Protective effect of parvalbumin on excitotoxic motor neuron death

The mechanism responsible for the selective vulnerability of motor neurons in amyotrophic lateral sclerosis (ALS) is poorly understood. Several lines of evidence indicate that susceptibility of motor neurons to Ca2+ overload induced by excitotoxic stimuli is involved. In this study, we investigated whether the high density of Ca2+ -permeable AMPA receptors on motor neurons gives rise to higher Ca2+ transients in motor neurons compared to dorsal horn neurons.
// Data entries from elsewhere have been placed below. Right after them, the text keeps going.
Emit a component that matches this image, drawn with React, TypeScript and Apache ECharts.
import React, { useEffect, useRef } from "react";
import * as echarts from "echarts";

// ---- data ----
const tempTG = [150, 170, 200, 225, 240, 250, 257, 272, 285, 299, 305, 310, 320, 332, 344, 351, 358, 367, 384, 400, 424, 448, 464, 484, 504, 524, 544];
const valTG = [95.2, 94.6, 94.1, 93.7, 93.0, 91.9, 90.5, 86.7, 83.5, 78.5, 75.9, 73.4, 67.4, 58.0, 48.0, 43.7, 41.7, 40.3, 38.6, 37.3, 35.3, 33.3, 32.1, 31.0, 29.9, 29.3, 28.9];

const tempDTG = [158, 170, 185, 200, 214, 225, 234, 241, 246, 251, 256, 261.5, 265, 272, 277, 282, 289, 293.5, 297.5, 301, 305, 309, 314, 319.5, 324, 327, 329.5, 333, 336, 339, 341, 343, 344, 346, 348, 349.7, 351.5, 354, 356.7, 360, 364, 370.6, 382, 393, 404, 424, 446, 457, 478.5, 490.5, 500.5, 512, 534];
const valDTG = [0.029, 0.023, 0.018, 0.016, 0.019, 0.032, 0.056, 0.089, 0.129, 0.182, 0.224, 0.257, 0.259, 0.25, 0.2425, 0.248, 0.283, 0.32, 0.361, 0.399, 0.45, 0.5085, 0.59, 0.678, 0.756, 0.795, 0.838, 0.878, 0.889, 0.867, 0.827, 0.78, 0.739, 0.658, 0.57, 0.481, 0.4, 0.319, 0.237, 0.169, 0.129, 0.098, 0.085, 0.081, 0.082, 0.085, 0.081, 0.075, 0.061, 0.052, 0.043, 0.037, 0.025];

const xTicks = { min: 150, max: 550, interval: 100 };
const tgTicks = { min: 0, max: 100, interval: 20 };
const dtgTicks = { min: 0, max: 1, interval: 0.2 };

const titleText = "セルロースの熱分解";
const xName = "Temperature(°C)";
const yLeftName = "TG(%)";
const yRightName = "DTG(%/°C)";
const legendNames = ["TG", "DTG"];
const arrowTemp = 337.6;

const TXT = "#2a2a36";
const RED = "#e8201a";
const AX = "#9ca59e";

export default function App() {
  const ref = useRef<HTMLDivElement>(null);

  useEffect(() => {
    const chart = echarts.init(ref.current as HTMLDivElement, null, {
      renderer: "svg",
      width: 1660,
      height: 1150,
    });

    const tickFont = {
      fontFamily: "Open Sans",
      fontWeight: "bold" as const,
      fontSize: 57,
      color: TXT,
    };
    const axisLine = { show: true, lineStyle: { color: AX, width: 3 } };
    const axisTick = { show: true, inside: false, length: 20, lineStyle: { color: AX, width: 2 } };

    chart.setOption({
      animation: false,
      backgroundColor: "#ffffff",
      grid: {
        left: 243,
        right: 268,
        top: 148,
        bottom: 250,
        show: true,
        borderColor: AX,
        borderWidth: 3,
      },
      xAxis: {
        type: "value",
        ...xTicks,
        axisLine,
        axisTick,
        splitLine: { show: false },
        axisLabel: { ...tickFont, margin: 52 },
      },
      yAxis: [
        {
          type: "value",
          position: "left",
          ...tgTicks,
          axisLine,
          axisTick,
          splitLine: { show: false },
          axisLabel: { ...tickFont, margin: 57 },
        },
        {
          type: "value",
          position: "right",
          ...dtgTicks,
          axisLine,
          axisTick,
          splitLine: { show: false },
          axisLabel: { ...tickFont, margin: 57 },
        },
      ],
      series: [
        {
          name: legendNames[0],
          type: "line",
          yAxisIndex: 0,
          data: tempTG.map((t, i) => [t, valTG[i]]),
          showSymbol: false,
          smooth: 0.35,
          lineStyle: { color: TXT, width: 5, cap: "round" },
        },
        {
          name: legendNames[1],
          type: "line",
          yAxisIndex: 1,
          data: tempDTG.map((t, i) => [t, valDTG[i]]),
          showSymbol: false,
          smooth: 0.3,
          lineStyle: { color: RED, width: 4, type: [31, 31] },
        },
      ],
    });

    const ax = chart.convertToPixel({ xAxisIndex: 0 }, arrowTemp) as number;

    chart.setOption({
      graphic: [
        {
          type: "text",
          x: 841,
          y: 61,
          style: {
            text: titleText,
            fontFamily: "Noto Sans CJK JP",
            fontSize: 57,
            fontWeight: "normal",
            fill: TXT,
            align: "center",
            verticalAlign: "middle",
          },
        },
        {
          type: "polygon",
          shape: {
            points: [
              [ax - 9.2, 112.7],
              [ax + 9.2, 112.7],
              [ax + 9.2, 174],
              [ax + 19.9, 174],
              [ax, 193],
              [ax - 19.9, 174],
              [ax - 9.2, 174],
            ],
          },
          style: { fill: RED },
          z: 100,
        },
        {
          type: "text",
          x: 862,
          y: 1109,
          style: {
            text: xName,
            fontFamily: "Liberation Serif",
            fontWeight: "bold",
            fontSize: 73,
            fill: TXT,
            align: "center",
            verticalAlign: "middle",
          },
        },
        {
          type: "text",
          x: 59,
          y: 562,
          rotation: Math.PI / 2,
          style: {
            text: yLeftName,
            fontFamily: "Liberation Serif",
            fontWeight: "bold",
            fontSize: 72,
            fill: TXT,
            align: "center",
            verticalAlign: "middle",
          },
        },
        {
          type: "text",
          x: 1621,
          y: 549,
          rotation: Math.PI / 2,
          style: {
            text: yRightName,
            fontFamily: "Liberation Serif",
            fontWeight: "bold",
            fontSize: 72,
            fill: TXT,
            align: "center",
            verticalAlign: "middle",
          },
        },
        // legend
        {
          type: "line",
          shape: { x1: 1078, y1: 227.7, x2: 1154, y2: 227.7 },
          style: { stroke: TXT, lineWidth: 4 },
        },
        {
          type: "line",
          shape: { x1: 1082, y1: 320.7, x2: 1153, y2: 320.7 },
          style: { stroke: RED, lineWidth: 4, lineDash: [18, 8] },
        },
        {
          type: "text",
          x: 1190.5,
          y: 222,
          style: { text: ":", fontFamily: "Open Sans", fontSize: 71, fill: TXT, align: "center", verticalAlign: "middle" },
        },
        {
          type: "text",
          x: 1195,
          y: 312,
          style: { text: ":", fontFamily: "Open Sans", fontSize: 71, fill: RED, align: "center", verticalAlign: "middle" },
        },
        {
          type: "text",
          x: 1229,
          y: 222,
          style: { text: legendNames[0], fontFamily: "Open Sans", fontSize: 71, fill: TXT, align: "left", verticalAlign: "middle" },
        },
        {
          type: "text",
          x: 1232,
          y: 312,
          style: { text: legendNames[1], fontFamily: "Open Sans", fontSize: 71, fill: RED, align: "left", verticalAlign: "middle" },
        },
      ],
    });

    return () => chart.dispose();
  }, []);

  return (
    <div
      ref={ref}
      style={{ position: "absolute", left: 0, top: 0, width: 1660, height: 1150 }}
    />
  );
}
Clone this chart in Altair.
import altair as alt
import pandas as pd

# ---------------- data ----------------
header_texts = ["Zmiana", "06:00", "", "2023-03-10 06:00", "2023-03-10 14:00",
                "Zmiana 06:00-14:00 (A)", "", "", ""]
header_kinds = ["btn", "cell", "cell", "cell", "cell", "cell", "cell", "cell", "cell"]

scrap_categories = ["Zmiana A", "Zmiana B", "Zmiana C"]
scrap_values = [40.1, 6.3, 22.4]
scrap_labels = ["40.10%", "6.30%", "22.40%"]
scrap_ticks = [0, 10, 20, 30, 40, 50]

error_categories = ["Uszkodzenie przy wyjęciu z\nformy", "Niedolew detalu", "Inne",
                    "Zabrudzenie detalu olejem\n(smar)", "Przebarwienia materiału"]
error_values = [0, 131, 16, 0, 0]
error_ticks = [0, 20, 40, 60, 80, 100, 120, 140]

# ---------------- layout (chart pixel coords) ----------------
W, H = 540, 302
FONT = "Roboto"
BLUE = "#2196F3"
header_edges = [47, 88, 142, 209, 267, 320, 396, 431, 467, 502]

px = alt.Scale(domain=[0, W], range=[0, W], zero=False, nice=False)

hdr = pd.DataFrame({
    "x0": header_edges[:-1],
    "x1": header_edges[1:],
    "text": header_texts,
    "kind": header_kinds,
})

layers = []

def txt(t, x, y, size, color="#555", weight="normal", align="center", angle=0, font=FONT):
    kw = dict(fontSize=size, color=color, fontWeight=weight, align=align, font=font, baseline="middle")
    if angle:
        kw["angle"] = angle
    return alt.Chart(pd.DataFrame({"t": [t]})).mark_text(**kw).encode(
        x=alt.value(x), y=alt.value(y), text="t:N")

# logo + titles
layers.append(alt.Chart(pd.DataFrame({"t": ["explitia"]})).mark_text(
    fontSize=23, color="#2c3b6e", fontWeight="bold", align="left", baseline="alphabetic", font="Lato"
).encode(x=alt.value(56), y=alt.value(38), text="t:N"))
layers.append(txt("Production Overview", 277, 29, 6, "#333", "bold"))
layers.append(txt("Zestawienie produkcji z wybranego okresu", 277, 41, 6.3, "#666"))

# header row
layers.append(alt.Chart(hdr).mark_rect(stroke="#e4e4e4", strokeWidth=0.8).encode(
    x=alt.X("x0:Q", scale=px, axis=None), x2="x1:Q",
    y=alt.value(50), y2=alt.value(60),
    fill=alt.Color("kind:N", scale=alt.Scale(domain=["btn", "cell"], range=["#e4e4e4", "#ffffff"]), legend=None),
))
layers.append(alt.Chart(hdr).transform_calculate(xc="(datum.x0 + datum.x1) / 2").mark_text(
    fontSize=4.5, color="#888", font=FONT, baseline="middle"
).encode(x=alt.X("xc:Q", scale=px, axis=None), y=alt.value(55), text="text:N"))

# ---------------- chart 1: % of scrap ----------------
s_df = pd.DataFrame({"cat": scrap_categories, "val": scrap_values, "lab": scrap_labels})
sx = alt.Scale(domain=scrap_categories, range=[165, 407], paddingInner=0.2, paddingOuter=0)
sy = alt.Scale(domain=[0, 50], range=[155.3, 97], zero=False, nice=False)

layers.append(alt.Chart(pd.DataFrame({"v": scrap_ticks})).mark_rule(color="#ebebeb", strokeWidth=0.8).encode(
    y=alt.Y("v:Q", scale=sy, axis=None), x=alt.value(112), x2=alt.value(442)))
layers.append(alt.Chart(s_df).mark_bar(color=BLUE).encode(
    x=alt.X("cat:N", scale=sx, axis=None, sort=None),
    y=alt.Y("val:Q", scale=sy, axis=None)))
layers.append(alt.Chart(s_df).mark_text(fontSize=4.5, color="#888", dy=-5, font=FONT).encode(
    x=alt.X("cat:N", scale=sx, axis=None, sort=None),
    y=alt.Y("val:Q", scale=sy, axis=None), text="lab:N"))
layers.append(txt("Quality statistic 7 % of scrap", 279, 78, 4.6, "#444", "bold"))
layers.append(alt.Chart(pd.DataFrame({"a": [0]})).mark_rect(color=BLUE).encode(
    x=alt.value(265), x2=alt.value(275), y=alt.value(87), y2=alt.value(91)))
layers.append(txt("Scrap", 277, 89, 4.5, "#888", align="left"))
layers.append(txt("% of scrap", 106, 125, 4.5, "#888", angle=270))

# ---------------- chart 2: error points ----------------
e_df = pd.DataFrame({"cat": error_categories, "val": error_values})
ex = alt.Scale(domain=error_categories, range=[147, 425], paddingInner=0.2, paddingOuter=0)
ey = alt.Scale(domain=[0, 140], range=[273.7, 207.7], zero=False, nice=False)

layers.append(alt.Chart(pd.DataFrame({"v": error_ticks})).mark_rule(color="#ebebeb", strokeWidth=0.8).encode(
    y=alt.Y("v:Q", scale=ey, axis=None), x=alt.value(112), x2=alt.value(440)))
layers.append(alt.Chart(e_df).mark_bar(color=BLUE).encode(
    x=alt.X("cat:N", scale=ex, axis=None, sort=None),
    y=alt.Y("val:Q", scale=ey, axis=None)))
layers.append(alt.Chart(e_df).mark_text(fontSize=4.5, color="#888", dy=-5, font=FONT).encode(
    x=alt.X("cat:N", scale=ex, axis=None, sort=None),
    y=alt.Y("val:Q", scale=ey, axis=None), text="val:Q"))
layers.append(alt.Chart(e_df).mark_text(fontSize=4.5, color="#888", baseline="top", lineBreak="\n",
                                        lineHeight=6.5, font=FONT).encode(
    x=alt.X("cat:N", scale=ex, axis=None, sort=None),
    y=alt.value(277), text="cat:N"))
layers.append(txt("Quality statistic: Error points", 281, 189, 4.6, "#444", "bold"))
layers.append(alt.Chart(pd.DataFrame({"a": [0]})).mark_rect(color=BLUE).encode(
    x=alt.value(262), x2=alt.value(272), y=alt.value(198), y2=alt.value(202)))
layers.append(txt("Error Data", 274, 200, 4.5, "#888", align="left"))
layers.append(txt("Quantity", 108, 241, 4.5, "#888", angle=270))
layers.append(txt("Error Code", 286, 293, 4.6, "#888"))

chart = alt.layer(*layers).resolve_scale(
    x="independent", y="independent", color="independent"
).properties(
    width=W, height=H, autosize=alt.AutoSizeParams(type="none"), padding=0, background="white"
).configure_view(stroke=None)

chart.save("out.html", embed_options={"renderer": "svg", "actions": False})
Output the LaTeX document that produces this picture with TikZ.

Dorsal horn neurons were chosen as controls as these cells do not degenerate in ALS. In cultured spinal motor neurons, the rise of the cytosolic Ca2+ concentration induced by kainic acid (KA) and mediated by the AMPA receptor was almost twice as high as in spinal neurons from the dorsal horn. Furthermore, we investigated whether increasing the motor neuron's cytosolic Ca2+-buffering capacity protects them from excitotoxic death. To obtain motor neurons with increased Ca2+ buffering capacity, we generated transgenic mice overexpressing parvalbumin (PV). These mice have no apparent phenotype. PV overexpression was present in the central nervous system, kidney, thymus, and spleen. Motor neurons from these transgenic mice expressed PV in culture and were partially protected from KA-induced death as compared to those isolated from nontransgenic littermates. PV overexpression also attenuated KA-induced Ca2+ transients, but not those induced by depolarization. We conclude that the high density of Ca2+-permeable AMPA receptors on the motor neuron's surface results in high Ca2+ transients upon stimulation and that the low cytosolic Ca2+-buffering capacity of motor neurons may contribute to the selective vulnerability of these cells in ALS. Overexpression of a high-affinity Ca2+ buffer such as PV protects the motor neuron from excitotoxicity and this protective effect depends upon the mode of Ca2+ entry into the cell. (C) 2002 Elsevier Science (USA).